I shot my first paid wedding on August 16th, 2014. I've done 20 since and I have more booked. It is doable.
1) Website. No one is going to wander by and stumble upon your website, but you better as hell have one that looks legitimate enough so that you can direct people there. Put up a solid portfolio of other work and the one wedding you have done.
2) Gear. Get redundant if you aren't already. Minimum of 2 bodies and redundant and/or overlapping focal lengths, lights, and whatever else you need. Memory cards, batteries, a whole bunch of damn gear so that you will be able to keep shooting if stuff starts breaking. Everything breaks, be prepared.
3) Be humble and honest. Anyone hiring you is taking a chance, as was mentioned above. Be upfront with your limited wedding experience, while also drawing attention to your other related work. Under promise, over deliver. Maybe you'll get lucky and find an attractive couple who spent everything on venue, flowers, and dress and doesn't care too much about photos. Everyone else cringes at the thought, but they are your best friend.
4) Finding clients. This was challenging for me as I took on shooting weddings at the same time I was moving 1500 miles. I booked almost 2 dozen weddings from 1500 miles away on the internet. Like you, I had just one small wedding that I had shot the previous year on a website that I had just built, along with some family and other work. I found maybe 2 couples on Craig's List.
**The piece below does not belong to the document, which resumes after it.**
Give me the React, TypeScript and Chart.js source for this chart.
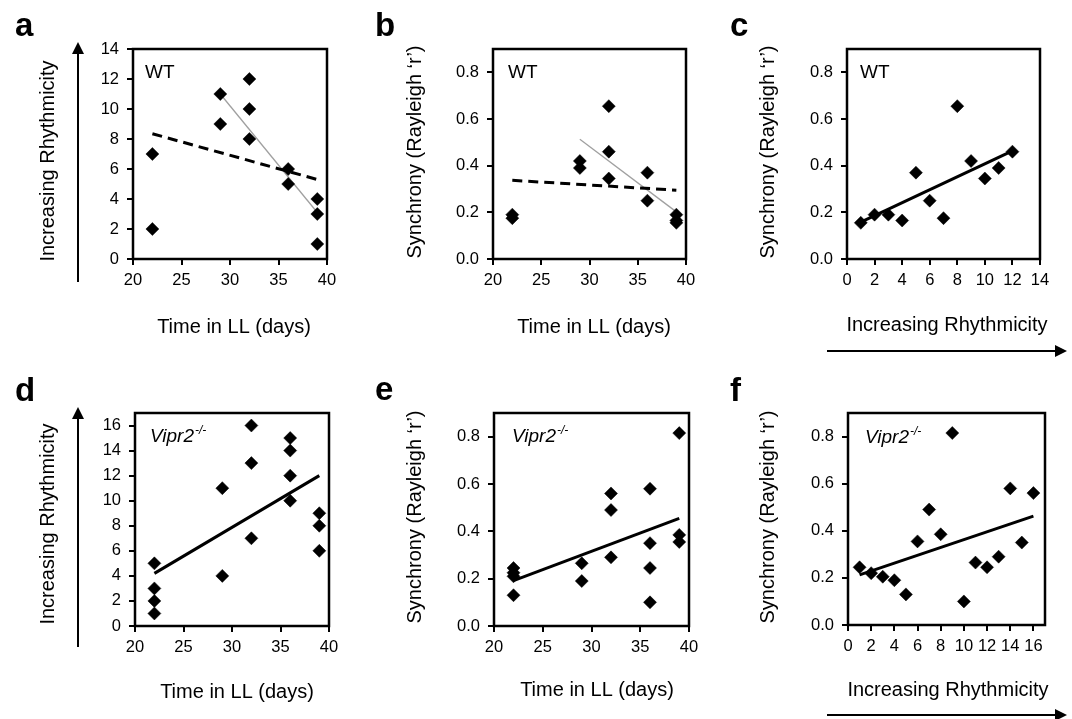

In my experience, CL just feels a little too sketchy for most brides, no matter how low their budget is. I used Thumbtack to find the rest of the clients (www.thumbtack.com). It is a service that is free to use for customers. They enter some details about what they are looking for (location, date, size, budget range, etc). As a provider on Thumbtack, you register your location and service radius and what you do. I get emails all day long for photo jobs within a 150 mile radius. I mainly do weddings because they are what fits best with the time I have available. You get an email for every request in your area and you a small fee to send bids to whichever ones you like.
5) Other options - So maybe people aren't ready to have you a second shooter, perhaps you can tag along as an unpaid 3rd? That may not pan out either, but it is another thought. Also, everyone and their mom runs a photo workshop anymore. Perhaps you could find one in your area that is a wedding workshop with models. That would give you an opportunity to shoot models and gets some knowledge along the way (as long as the workshop allows images to be used for portfolio).
6) Read everything you can. There are a lot of generous folks on the forum here who have shared tons of invaluable experience. Read the sticky threads at the top. Yeah, they are long. They are also full of critical knowledge that will help you out. I am an occasional poster here, but I read almost everything.
Don't give up, it is possible. I'm still very new to this as well.